Sebelumnya, Koordinator Koalisi Rakyat Kedaulatan Pangan (KRKP) Ayip Said Abdullah menyarankan pemerintah melakukan intervensi harga komoditas di masyarakat. Bukan sebaiknya melepas harga komoditas dengan mekanisme pasar secara bebas. 

"Selama ini kalau harganya bagus kita tidak perlu intervensi banyak. Intervensi dilakukan jika harga di bawah HPP," kata Ayip. Hal itu dikatakan dalam perbincangan bersama Pro 3 RRI, Sabtu (25/5/2024) lalu. 

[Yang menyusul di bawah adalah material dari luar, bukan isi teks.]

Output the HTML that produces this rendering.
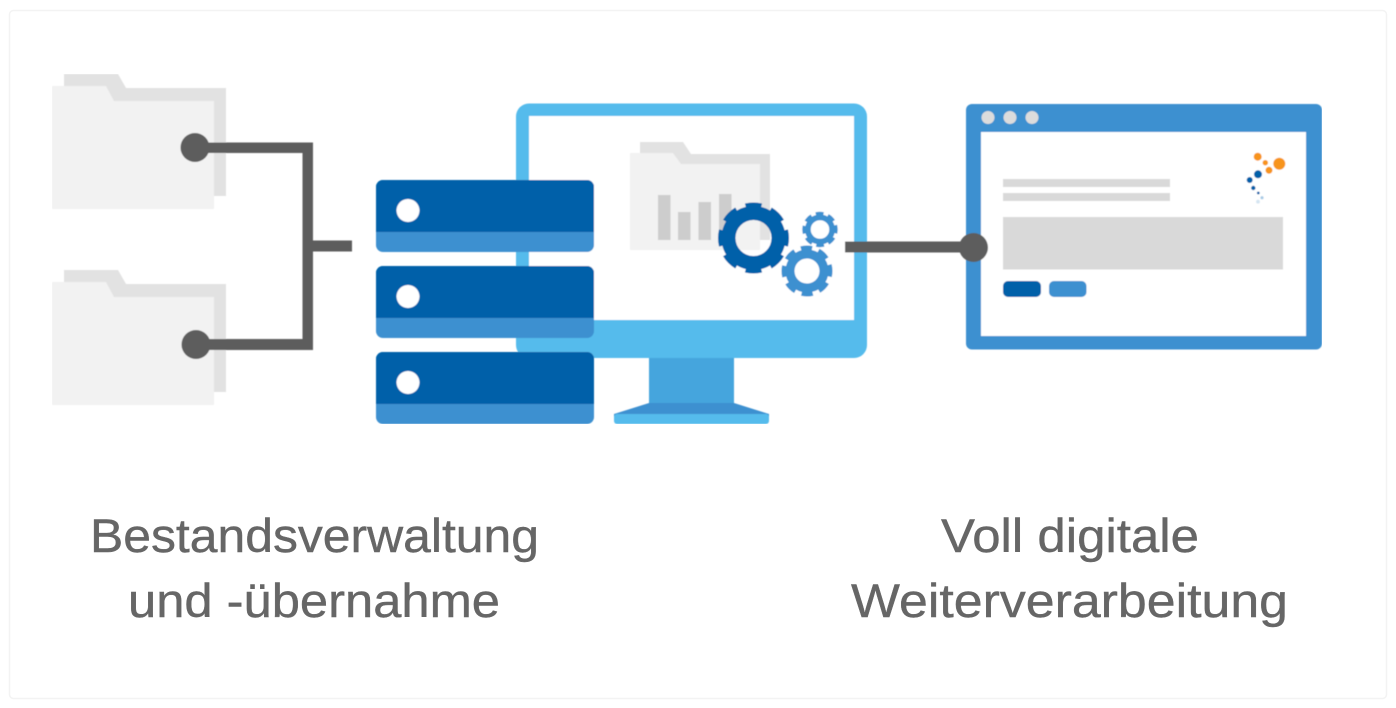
<!DOCTYPE html>
<html lang="de"><head><meta charset="utf-8"><title>Bestandsverwaltung und digitale Weiterverarbeitung</title>
<style>html,body{margin:0;padding:0;background:#fff;width:1396px;height:708px;overflow:hidden}svg{display:block}</style></head>
<body>
<svg xmlns="http://www.w3.org/2000/svg" width="1396" height="708" viewBox="0 0 1396 708">
<rect x="0" y="0" width="1396" height="708" fill="#fff"/>
<rect x="9.5" y="10.5" width="1377" height="688" rx="4" fill="#fff" stroke="#f3f3f3" stroke-width="1.5"/>
<g filter="url(#b)">
<defs>
<filter id="b" x="0" y="0" width="100%" height="100%"><feGaussianBlur stdDeviation="0.5"/></filter>
<g id="folder">
<path d="M64 74H118L126 88H226V196H64Z" fill="#e2e2e2"/>
<path d="M52 86H106L114 101H214V209H52Z" fill="#f2f2f2"/>
</g>
<g id="server">
<rect x="376" y="180" width="218" height="72" rx="7" fill="#3c90d0"/>
<path d="M376 232V187a7 7 0 0 1 7-7H587a7 7 0 0 1 7 7V232Z" fill="#0460a9"/>
<circle cx="408" cy="210.500" r="11.500" fill="#fff"/>
</g>
</defs>
<use href="#folder"/>
<use href="#folder" y="196"/>
<!-- left connector -->
<g fill="#5d5d5d">
<circle cx="195" cy="147.500" r="14.500"/>
<circle cx="196" cy="344.500" r="14.500"/>
<rect x="195" y="142.500" width="118" height="10.500"/>
<rect x="196" y="339" width="117" height="11"/>
<rect x="302.500" y="142.500" width="10.500" height="207.500"/>
<rect x="302.500" y="240.500" width="49.500" height="11"/>
</g>
<!-- monitor -->
<path d="M649 356H734V404H649Z" fill="#45a5dd"/>
<path d="M649 403H734L769 414V417H614V414Z" fill="#3c90d0"/>
<rect x="614" y="414" width="155" height="10" rx="3" fill="#55bbec"/>
<rect x="516" y="103.500" width="351" height="254.500" rx="13" fill="#55bbec"/>
<rect x="529" y="116" width="325" height="204" fill="#fff"/>
<path d="M640 142H683L691 154H770V240H640Z" fill="#e2e2e2"/>
<path d="M630 153H673L681 164H760V250H630Z" fill="#f2f2f2"/>
<g fill="#cdcdcd">
<rect x="658" y="195" width="12.500" height="45"/>
<rect x="678" y="212" width="12.500" height="28"/>
<rect x="698.500" y="202" width="12.500" height="38"/>
<rect x="719" y="194" width="12.500" height="46"/>
</g>
<!-- gears -->
<g fill="none">
<circle cx="753.500" cy="238" r="25" stroke="#0460a9" stroke-width="14"/>
<circle cx="753.500" cy="238" r="31.750" stroke="#0460a9" stroke-width="7.500" pathLength="16" stroke-dasharray="1.250 0.750" stroke-dashoffset="0.625"/>
<circle cx="807" cy="271" r="17" stroke="#3c90d0" stroke-width="9"/>
<circle cx="807" cy="271" r="22.250" stroke="#3c90d0" stroke-width="6.500" pathLength="16" stroke-dasharray="1.250 0.750" stroke-dashoffset="0.625"/>
<circle cx="820" cy="229.500" r="12.150" stroke="#3c90d0" stroke-width="5.700"/>
<circle cx="820" cy="229.500" r="15.350" stroke="#3c90d0" stroke-width="4.700" pathLength="16" stroke-dasharray="1.250 0.750" stroke-dashoffset="0.625"/>
</g>
<!-- servers -->
<use href="#server"/>
<use href="#server" y="86"/>
<use href="#server" y="172"/>
<!-- browser -->
<rect x="966" y="104" width="356" height="245.500" rx="6" fill="#3c90d0"/>
<rect x="981" y="132" width="325" height="204" fill="#fff"/>
<g fill="#dcdcdc">
<circle cx="988" cy="117.500" r="6.500"/>
<circle cx="1010" cy="117.500" r="6.500"/>
<circle cx="1032" cy="117.500" r="6.500"/>
</g>
<g fill="#d9d9d9">
<rect x="1003" y="179" width="167" height="8"/>
<rect x="1003" y="193" width="167" height="8"/>
<rect x="1003" y="217" width="280" height="52.500"/>
</g>
<rect x="1003" y="281" width="38" height="16" rx="5" fill="#0460a9"/>
<rect x="1049" y="281" width="37.500" height="16" rx="5" fill="#3c90d0"/>
<!-- logo -->
<g fill="#f7941d">
<circle cx="1257.700" cy="156.700" r="4"/>
<circle cx="1279.300" cy="163.700" r="6"/>
<circle cx="1265.300" cy="162.700" r="2.700"/>
<circle cx="1269" cy="170.300" r="3.500"/>
</g>
<g fill="#0460a9">
<circle cx="1258" cy="174.300" r="4"/>
<circle cx="1249.700" cy="180" r="3"/>
<circle cx="1253.300" cy="188" r="2.200"/>
<circle cx="1258.300" cy="193" r="1.400"/>
</g>
<circle cx="1262" cy="197.700" r="1.600" fill="#a9cbe6"/>
<circle cx="1258" cy="201.700" r="1.900" fill="#d5e5f2"/>
<!-- right connector -->
<rect x="845" y="241.500" width="128" height="11" fill="#5d5d5d"/>
<circle cx="973.500" cy="247.500" r="14.500" fill="#5d5d5d"/>
</g>
<g font-family="'Liberation Sans',sans-serif" font-size="47" fill="#666" stroke="#666" stroke-width="0.4">
<text x="90" y="552" textLength="449" lengthAdjust="spacingAndGlyphs">Bestandsverwaltung</text>
<text x="128" y="617" textLength="372" lengthAdjust="spacingAndGlyphs">und -übernahme</text>
<text x="941" y="552" textLength="258" lengthAdjust="spacingAndGlyphs">Voll digitale</text>
<text x="851" y="617" textLength="437" lengthAdjust="spacingAndGlyphs">Weiterverarbeitung</text>
</g>
</svg>
</body></html>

Ayip khawatir jika harga komoditas petani tidak dijaga. Maka akan banyak petani kecewa dan tidak mengelola lahan pertanian lagi. 

"Kita harus sungguh-sungguh mendampingi dan mempersiapkan petani untuk bisa bersaing," ujarnya.

Terpisah, pegiat pertanian Nilam, AH Tawi menyayangkan sikap pemerintah yang seolah - olah melempar kesan keberpihakan kepada masyarakat ke publik tanpa intervensi kebijakan yang serius dan sungguh nyata di akar rumput khususnya petani.

"Terlalu banyak pencitraan di media, tanpa bukti kebijakan yang langsung menyentuh jantung petani juga tidak baik. Bahkan menjijikan. Sudahi omon - omon yang tidak berfaedah, waktunya bahas nasib petani. Masakan tengkulak cekik petani di depan mata, pemerintah cuma pasrah. Rakyat tidak butuh omon - omon depan kamera paparazi tapi kebijakan dan perlindungan yang riil,'' tandas petani Nilam itu.